The best age-appropriate entertainment feels flexible

The strongest party entertainment is not rigid. It bends with the crowd.

That flexibility can show up in a lot of ways. Maybe the performer shortens a segment because the younger kids are getting wiggly. Maybe they shift the humor upward when older siblings are dominating the front row. Maybe they bring audience members into the show in ways that make children feel special instead of singled out.

This is one reason interactive magic works so well for birthdays and family events. It is not just a performance people watch. It becomes a shared experience. Kids laugh, react, volunteer, and talk about what they saw long after the party ends. When the show is built for participation, it naturally meets children where they are.

For mixed-age family events in Houston, that kind of flexibility can be the difference between a nice party and a party everybody keeps talking about. A seasoned entertainer like Magic Lanny knows how to play to the birthday child while still keeping older kids, younger siblings, and parents fully engaged.

Consider the extras carefully

Sometimes parents get excited by add-ons first and appropriateness second. Live animals, prizes, crafts, games, and lessons can absolutely make a party more memorable. But they should fit the age and energy of the group.

Younger children may love the wonder of seeing a bunny or dove appear in a show, but they also need calm handling and clear boundaries. Older kids might enjoy a beginner magic lesson more because they can follow instructions and take pride in learning a trick. Take-home items can be a big hit, but only if they are simple enough for the group to enjoy later instead of becoming clutter in the car ride home.

Extras should support the entertainment, not distract from it. If the add-on makes the experience more hands-on, more memorable, and easier for guests to enjoy, great. If it creates confusion or drags the pacing down, it may not be worth it.

How to choose age appropriate entertainment when ages are mixed

This is the real-life party question.
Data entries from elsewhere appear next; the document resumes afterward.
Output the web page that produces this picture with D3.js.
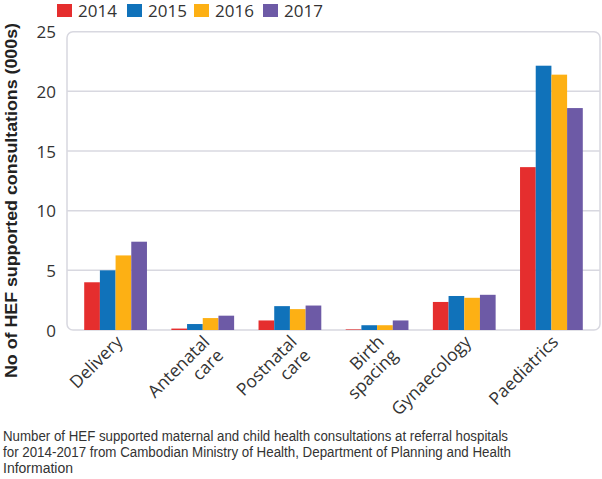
<!DOCTYPE html>
<html><head><meta charset="utf-8">
<script src="https://cdn.jsdelivr.net/npm/d3@7"></script>
<style>body{margin:0;background:#fff;} svg{display:block;}</style>
</head><body>
<svg id="c" width="602" height="479"></svg>
<script>
const categories = [["Delivery"],["Antenatal","care"],["Postnatal","care"],["Birth","spacing"],["Gynaecology"],["Paediatrics"]];
const years = ["2014","2015","2016","2017"];
const colors = ["#e52e2e","#1072ba","#fdb014","#6d5aa6"];
const v2014 = [4.0, 0.12, 0.8, 0.05, 2.35, 13.65];
const v2015 = [5.0, 0.5, 2.0, 0.4, 2.85, 22.15];
const v2016 = [6.25, 1.0, 1.75, 0.4, 2.7, 21.4];
const v2017 = [7.4, 1.2, 2.05, 0.8, 2.95, 18.6];
const series = [v2014, v2015, v2016, v2017];
const yTicks = [0,5,10,15,20,25];
const yTitle = "No of HEF supported consultations (000s)";
const caption = ["Number of HEF supported maternal and child health consultations at referral hospitals",
  "for 2014-2017 from Cambodian Ministry of Health, Department of Planning and Health",
  "Information"];

const svg = d3.select("#c");
const font = "'Open Sans', 'Noto Sans', sans-serif";
const catNames = categories.map(c => c.join(" "));
const x0 = d3.scaleBand().domain(catNames).range([72, 595]).paddingInner(0.28).paddingOuter(0.14);
const x1 = d3.scaleBand().domain(years).range([0, x0.bandwidth()]);
const y = d3.scaleLinear().domain([0, 25]).range([330, 31.7]);

// frame
svg.append("rect").attr("x", 67).attr("y", y(25)).attr("width", 600-67).attr("height", y(0)-y(25))
  .attr("rx", 6).attr("fill", "none").attr("stroke", "#d8d8e0").attr("stroke-width", 1.5);
// grid
svg.append("g").selectAll("line").data(yTicks.filter(t => t>0 && t<25)).join("line")
  .attr("x1", 67).attr("x2", 600).attr("y1", d => y(d)).attr("y2", d => y(d))
  .attr("stroke", "#d8d8e0").attr("stroke-width", 1.5);

// y axis labels
const yAxis = d3.axisLeft(y).tickValues(yTicks).tickSize(0).tickPadding(0);
const ga = svg.append("g").attr("transform", "translate(56,0)").call(yAxis);
ga.select(".domain").remove();
ga.selectAll("text").attr("font-family", font).attr("font-size", 17).attr("fill", "#333").attr("dy", "0.36em");

// bars
const g = svg.append("g");
series.forEach((vals, si) => {
  g.append("g").selectAll("rect").data(vals).join("rect")
    .attr("x", (d, i) => x0(catNames[i]) + x1(years[si]))
    .attr("width", x1.bandwidth())
    .attr("y", d => y(d))
    .attr("height", d => y(0) - y(d))
    .attr("fill", colors[si]);
});

// x labels
categories.forEach((lines, i) => {
  const cx = x0(catNames[i]) + x0.bandwidth()/2;
  const t = svg.append("text")
    .attr("transform", `translate(${cx+8},${343}) rotate(-45)`)
    .attr("text-anchor", "end").attr("font-family", font).attr("font-size", 17.5).attr("fill", "#333");
  lines.forEach((l, j) => t.append("tspan").attr("x", 0).attr("dy", j === 0 ? 0 : "1.1em").text(l));
});

// y title
svg.append("text").attr("transform", "translate(17,200.5) rotate(-90)")
  .attr("text-anchor", "middle").attr("font-family", "'Liberation Sans', Arial, sans-serif").attr("font-weight", "bold")
  .attr("font-size", 16).attr("fill", "#222")
  .attr("textLength", 355).attr("lengthAdjust", "spacingAndGlyphs").text(yTitle);

// legend
years.forEach((yr, i) => {
  const lx = [57, 127, 194, 263][i];
  svg.append("rect").attr("x", lx).attr("y", 4).attr("width", 15).attr("height", 13).attr("fill", colors[i]);
  svg.append("text").attr("x", lx + 21).attr("y", 17).attr("font-family", font).attr("font-size", 17)
    .attr("fill", "#333").text(yr);
});

// caption
const capW = [505, 508, null];
caption.forEach((c, i) => {
  const t = svg.append("text").attr("x", 3).attr("y", 441 + i*16).attr("font-family", "'Liberation Sans', Arial, sans-serif").attr("font-size", 14)
    .attr("fill", "#333").text(c);
  if (capW[i]) t.attr("textLength", capW[i]).attr("lengthAdjust", "spacingAndGlyphs");
});
</script>
</body></html>
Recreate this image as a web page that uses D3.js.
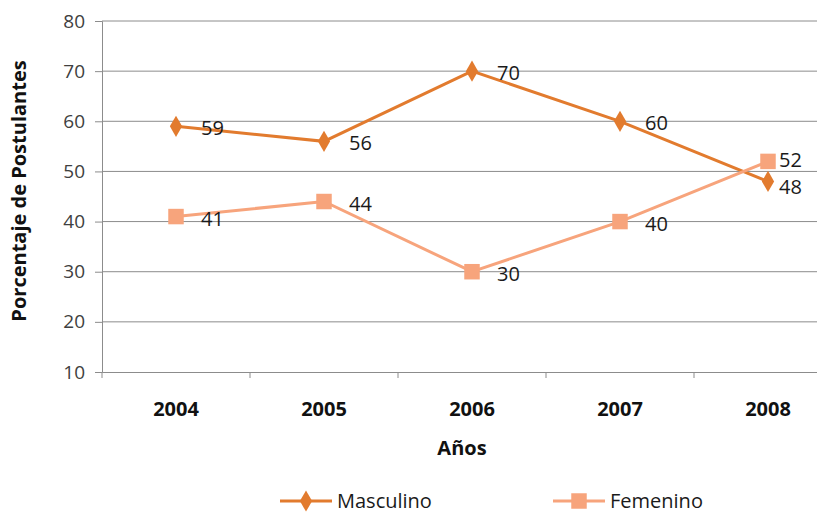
<!DOCTYPE html>
<html>
<head>
<meta charset="utf-8">
<script src="https://cdn.jsdelivr.net/npm/d3@7"></script>
<style>
body{margin:0;background:#fff;}
svg{display:block;font-family:"Open Sans","Noto Sans",sans-serif;}
</style>
</head>
<body>
<svg id="chart" width="817" height="513"></svg>
<script>
var years = ["2004", "2005", "2006", "2007", "2008"];
var masculino = [59, 56, 70, 60, 48];
var femenino = [41, 44, 30, 40, 52];
var yTicks = [10, 20, 30, 40, 50, 60, 70, 80];

var series = [
	{name: "Masculino", values: masculino, color: "#E27B2E", symbol: d3.symbolDiamond, size: 130},
	{name: "Femenino", values: femenino, color: "#F7A47C", symbol: d3.symbolSquare, size: 240}
];

var svg = d3.select("#chart");
var plotLeft = 102, plotTop = 21, plotBottom = 372;

var x = d3.scaleBand().domain(years).range([plotLeft, plotLeft + 148 * years.length]);
var y = d3.scaleLinear().domain([10, 80]).range([plotBottom, plotTop]);

// gridlines
svg.append("g").selectAll("line")
	.data(yTicks.slice(1))
	.enter().append("line")
	.attr("x1", plotLeft).attr("x2", 817)
	.attr("y1", function(d){ return y(d); })
	.attr("y2", function(d){ return y(d); })
	.attr("stroke", "#8c8c8c").attr("stroke-width", 1);

// y axis
var yAxis = svg.append("g")
	.attr("transform", "translate(" + plotLeft + ",0)")
	.call(d3.axisLeft(y).tickValues(yTicks).tickSize(7).tickPadding(10));
yAxis.select(".domain").attr("stroke", "#8c8c8c");
yAxis.selectAll(".tick line").attr("stroke", "#8c8c8c");
yAxis.selectAll("text").attr("font-size", "19px").attr("fill", "#404040")
	.attr("font-family", "Open Sans, sans-serif");

// x axis
var xAxis = svg.append("g")
	.attr("transform", "translate(0," + plotBottom + ")")
	.call(d3.axisBottom(x).tickSize(0).tickPadding(30));
xAxis.select(".domain").attr("stroke", "#8c8c8c");
xAxis.selectAll("text").attr("font-size", "20px").attr("font-weight", "bold")
	.attr("fill", "#111").attr("font-family", "Open Sans, sans-serif");
svg.append("g").selectAll("line")
	.data(years)
	.enter().append("line")
	.attr("x1", function(d){ return x(d); })
	.attr("x2", function(d){ return x(d); })
	.attr("y1", plotBottom).attr("y2", plotBottom + 6)
	.attr("stroke", "#8c8c8c");

// titles
svg.append("text")
	.attr("transform", "translate(26,191) rotate(-90)")
	.attr("text-anchor", "middle")
	.attr("font-size", "20px").attr("font-weight", "bold").attr("fill", "#111")
	.text("Porcentaje de Postulantes");
svg.append("text")
	.attr("x", 462).attr("y", 455)
	.attr("text-anchor", "middle")
	.attr("font-size", "20px").attr("font-weight", "bold").attr("fill", "#111")
	.text("Años");

var line = d3.line()
	.x(function(d, i){ return x(years[i]) + x.bandwidth() / 2; })
	.y(function(d){ return y(d); });

series.forEach(function(s){
	var g = svg.append("g");
	g.append("path")
		.attr("d", line(s.values))
		.attr("fill", "none")
		.attr("stroke", s.color)
		.attr("stroke-width", 3);
	g.selectAll(".pt")
		.data(s.values)
		.enter().append("path")
		.attr("d", d3.symbol().type(s.symbol).size(s.size))
		.attr("transform", function(d, i){
			return "translate(" + (x(years[i]) + x.bandwidth() / 2) + "," + y(d) + ")";
		})
		.attr("fill", s.color);
});

// data labels; the last pair sits close together so nudge apart
var last = years.length - 1;
series.forEach(function(s, si){
	var other = series[1 - si].values[last];
	svg.append("g").selectAll("text")
		.data(s.values)
		.enter().append("text")
		.attr("x", function(d, i){
			var dx = i === last ? 11 : 25;
			return x(years[i]) + x.bandwidth() / 2 + dx;
		})
		.attr("y", function(d, i){
			var dy = 9;
			if(i === last) dy = d < other ? 13 : 6;
			return y(d) + dy;
		})
		.attr("font-size", "20px").attr("fill", "#1a1a1a")
		.text(function(d){ return d; });
});

// legend
var legendX = [280, 553];
series.forEach(function(s, i){
	var lg = svg.append("g").attr("transform", "translate(" + legendX[i] + ",501)");
	lg.append("line").attr("x1", 0).attr("x2", 52)
		.attr("stroke", s.color).attr("stroke-width", 3);
	lg.append("path")
		.attr("d", d3.symbol().type(s.symbol).size(s.size))
		.attr("transform", "translate(26,0)")
		.attr("fill", s.color);
	lg.append("text").attr("x", 57).attr("y", 7)
		.attr("font-size", "20px").attr("fill", "#1a1a1a")
		.text(s.name);
});
</script>
</body>
</html>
Most events are mixed, so perfection is not the standard. Balance is.

Aim for entertainment that lands best with the core age group but still has broad appeal. Visual comedy, audience participation, and interactive moments usually travel well across ages. That is why classic family entertainment has staying power. It does not depend on one tiny age window to work.

If your guest list stretches from toddlers to tweens, tell the entertainer that upfront. A pro can help you decide whether the show format, length, and style are a fit. In many cases, the answer is not choosing something “for everyone” in the vague sense. It is choosing something adaptable enough to connect with everyone in different ways.

The best party entertainment does not make you manage the room. It helps manage the room for you. That means kids are engaged, transitions feel smoother, and parents get to enjoy the moment instead of constantly redirecting attention.

When you choose with age in mind, you are not being picky. You are setting the stage for better laughs, better photos, and a better memory of the day. The right entertainment makes children feel seen, keeps the energy in the sweet spot, and gives your event that happy, easy magic every host wants.